Education-oversees undergraduate education-visits medical schools. 1993 Tomorrow’s
doctors changed curriculum-for better
Registration 170,000 on register weekly updates and queries run into thousands
Standards and Ethics 1995 Duties of a doctor. Good Medical practice Welcomed
by all
Fitness to practise Investigation and Adjudication separated 2004 new system
Although those members of the general public who understand that the GMC is
the regulatory body for the medical profession and do not confuse this with
the BMA (which is done by even highly educated people) tend to think of the
fitness to practise aspects and do not know about the other roles of the organisation.
Education to PMETB Why? No evidence
GMC to do investigation new quango to do adjudication? Why not the other way
round? GMC maintains register so should be body to strike off. Two thirds of
complaints not GMC material so should be dealt with by ?HCC
GMC affiliates in every ‘Trust’ – why?
Civil standard of proof to replace criminal ?
British doctors are respected throughout the world and there is no evidence
to suggest that the GMC’s supervision of medical schools which are inspected
every 5 years is unsatisfactory. As far as the proposals to leave investigation
with the GMC and have a new body to adjudicate is concerned this seems to me
to be the wrong way round. The proportion of complaints to the GMC which are
not serious enough to go forward to a case examiner is two-thirds. In my view
it would be better for some other body such as the Health Care Commission to
be the portal for complaints about doctors (and other staff) and for them to
investigate and refer serious cases to the GMC. The GMC associates are already
trained and operate without reference to GMC Council members who already act
like a Board although they are also on specific committees to deal with the
various functions. The newly organised GMC has only been fully operational since
November 2004 after major re-organisation in 2003 and should be given a chance
to bed down. The idea of having a GMC trained affiliate in each Trust seems
unnecessarily onerous and bureaucratic and expensive. Although about 1 in 200
NHS doctors is referred to the NCAS each year this is because Trusts have been
required to consult with the NCAS before suspending doctors. In 85% of cases
alternatives to suspension are found (which raises questions about the threshold
for suspension and the culture of management) and only 10% go through a full
assessment ie 1 in 2000 doctors. If appraisal is done properly these problems
would be picked up earlier and this system is still in its infancy.
I do not think that an expensively trained doctors working in what is virtually
an NHS monopoly should be struck off without clear proof that he is not fit
to remain on the register. The arguments for the civil standard are not well
made.
The proposals are heavy handed, unnecessary in view of the changes that have
taken place in the last decade such as
Audit
Appraisal
‘Clinical governance’
Proposed system of revalidation
They may destroy professionalism will be expensive, time consuming and may fail.

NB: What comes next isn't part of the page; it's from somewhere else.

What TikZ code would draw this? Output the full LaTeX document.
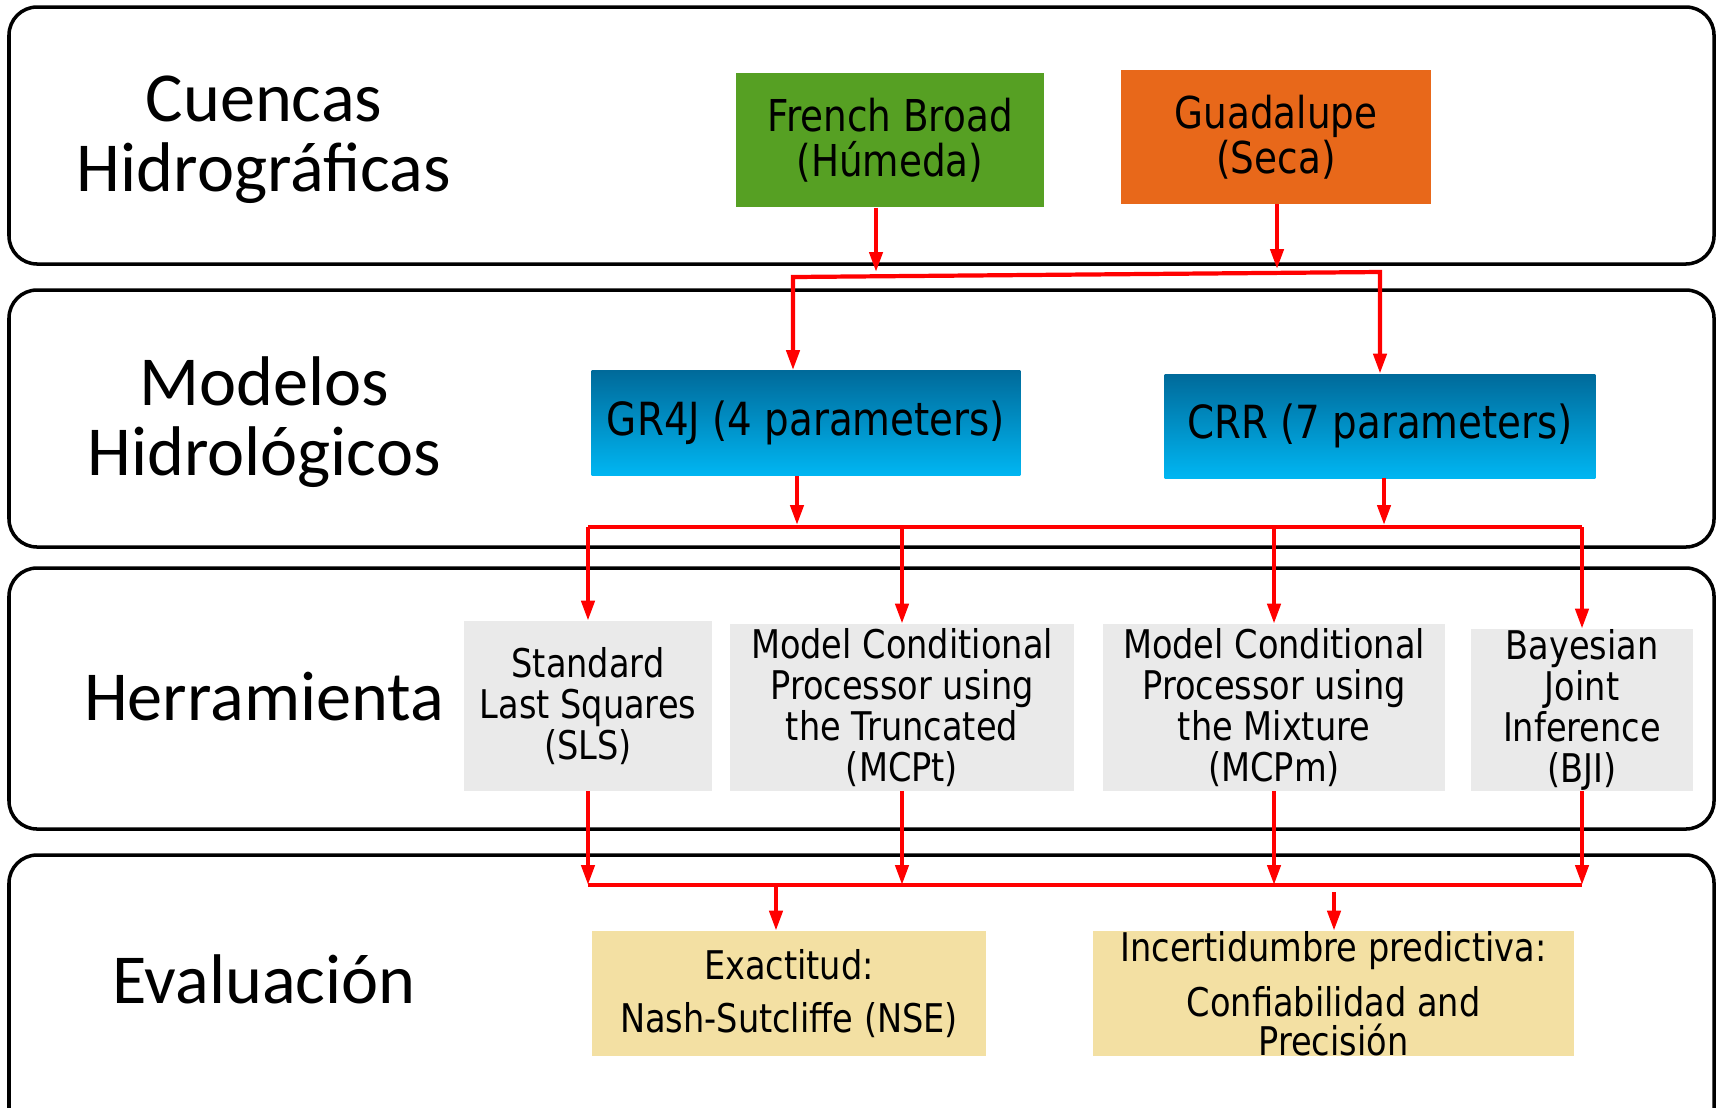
\documentclass[tikz,border=0pt]{standalone}
\usepackage{fontspec}
\usetikzlibrary{arrows.meta}
\setmainfont{Carlito}
\newfontfamily\boxfont[FakeStretch=0.85]{DejaVu Sans}
\definecolor{humeda}{RGB}{86,160,35}
\definecolor{seca}{RGB}{232,104,26}
\definecolor{modtop}{RGB}{0,106,154}
\definecolor{modbot}{RGB}{0,182,242}
\definecolor{toolgray}{RGB}{234,234,234}
\definecolor{evaltan}{RGB}{243,224,163}
\definecolor{flowred}{RGB}{255,0,0}

\begin{document}
\begin{tikzpicture}[x=0.02cm, y=-0.02cm]
        \tikzstyle{band}=[draw=black, line width=2pt, rounded corners=16pt]
        \tikzstyle{rowlabel}=[font=\fontsize{40}{40}\selectfont, align=center, inner sep=0pt]
        \tikzstyle{box}=[inner sep=0pt, align=center, font=\boxfont\fontsize{25}{25.5}\selectfont]
        \tikzstyle{model}=[box, top color=modtop, bottom color=modbot, font=\boxfont\fontsize{26}{28}\selectfont]
        \tikzstyle{tool}=[box, fill=toolgray, font=\boxfont\fontsize{22.5}{23.2}\selectfont]
        \tikzstyle{eval}=[box, fill=evaltan, font=\boxfont\fontsize{22.5}{22}\selectfont]
        \tikzstyle{flow}=[draw=flowred, line width=2.4pt]
        \tikzstyle{flowarrow}=[flow, -{Triangle[length=4mm,width=2.6mm]}]
        \useasboundingbox (0,0) rectangle (1723,1107);
        % bands
        \draw[band] (9,7) rectangle (1714,264);
        \draw[band] (9,290) rectangle (1714,547);
        \draw[band] (9,568) rectangle (1714,829);
        \draw[band] (9,855) rectangle (1714,1180);
        \node[rowlabel] (cuencas) at (264,140) {Cuencas\\Hidrográficas};
        \node[rowlabel] (modelos) at (264,422) {Modelos\\Hidrológicos};
        \node[rowlabel] (herram) at (264,697) {Herramienta};
        \node[rowlabel] (evalua) at (264,979) {Evaluación};
        % boxes
        \node[box, fill=humeda, minimum width=6.18cm, minimum height=2.7cm] (fb) at (890,140) {French Broad\\(Húmeda)};
        \node[box, fill=seca, minimum width=6.2cm, minimum height=2.68cm] (gu) at (1276,137) {Guadalupe\\(Seca)};
        \node[model, minimum width=8.58cm, minimum height=2.1cm] (gr4j) at (806,423) {GR4J (4 parameters)};
        \node[model, minimum width=8.62cm, minimum height=2.08cm] (crr) at (1380,426) {CRR (7 parameters)};
        \node[tool, minimum width=4.98cm, minimum height=3.4cm] (sls) at (588,706) {Standard\\Last Squares\\(SLS)};
        \node[tool, minimum width=6.88cm, minimum height=3.34cm] (mcpt) at (902,707.5) {Model Conditional\\Processor using\\the Truncated\\(MCPt)};
        \node[tool, minimum width=6.86cm, minimum height=3.34cm] (mcpm) at (1274,707.5) {Model Conditional\\Processor using\\the Mixture\\(MCPm)};
        \node[tool, minimum width=4.44cm, minimum height=3.24cm] (bji) at (1582,710) {Bayesian\\Joint\\Inference\\(BJI)};
        \node[eval, minimum width=7.88cm, minimum height=2.5cm] (exa) at (789,993.5) {Exactitud:\\[8.6pt]Nash-Sutcliffe (NSE)};
        \node[eval, minimum width=9.62cm, minimum height=2.5cm] (inc) at (1333.5,993.5) {Incertidumbre predictiva:\\[9.7pt]Confiabilidad and\\Precisión};
        % junctions
        \coordinate (fbtip) at (876,272);
        \coordinate (gutip) at (1277,269);
        \coordinate (bus1l) at (793,277);
        \coordinate (bus1r) at (1380,272);
        \coordinate (grtip) at (797,525);
        \coordinate (crrtip) at (1384,525);
        \coordinate (bus2l) at (588,527);
        \coordinate (bus2r) at (1582,527);
        \coordinate (bus3l) at (588,885);
        \coordinate (bus3r) at (1582,885);
        \coordinate (exafrom) at (776,885);
        \coordinate (incfrom) at (1334,892);
        % connectors
        \draw[flowarrow] (fb.south -| fbtip) -- (fbtip);
        \draw[flowarrow] (gu.south -| gutip) -- (gutip);
        \draw[flow, {Triangle[length=4mm,width=2.6mm]}-{Triangle[length=4mm,width=2.6mm]}]
                (gr4j.north -| bus1l) -- (bus1l) -- (bus1r) -- (crr.north -| bus1r);
        \draw[flowarrow] (gr4j.south -| grtip) -- (grtip);
        \draw[flowarrow] (crr.south -| crrtip) -- (crrtip);
        \draw[flow] (bus2l) -- (bus2r);
        \foreach \t in {sls,mcpt,mcpm,bji} {
                \draw[flowarrow] (\t.north |- bus2l) -- (\t.north);
                \draw[flowarrow] (\t.south) -- (\t.south |- bus3l);
        }
        \draw[flow] (bus3l) -- (bus3r);
        \draw[flowarrow] (exafrom) -- (exafrom |- exa.north);
        \draw[flowarrow] (incfrom) -- (incfrom |- inc.north);
\end{tikzpicture}
\end{document}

The vast majority of doctors are conscientious, keep up to date and are more
trusted than politicians . As Baroness Onora O’Neill said in her Reith lectures,
and also quoted by Donaldson, ‘The efforts to prevent the abuse of trust are
gigantic, relentless and expensive, and their results are always less than perfect.
It is worth reading these lectures published as ‘A Question of Trust’ by Cambridge
University Press as her analysis of the situation is excellent. Revalidation
would have started in April last year and it was always seen as an evolving
mechanism but owing to Dame Janet’s criticisms this idea has been put on hold.
I reject the airline pilot analogy-doctors are not only self motivated to keep
up to date they work in teams and their work is informally scrutinised by many
people. We do not need to construct a whole new system to detect poor practice.
If appraisal and NHS management did their job, patients would be protected.
One could see that the NHSE’s response to the Shipman report was to deflect
criticism away from the failings of the NHS on to the GMC-which arguably was
not within Dame Janet’s terms of reference!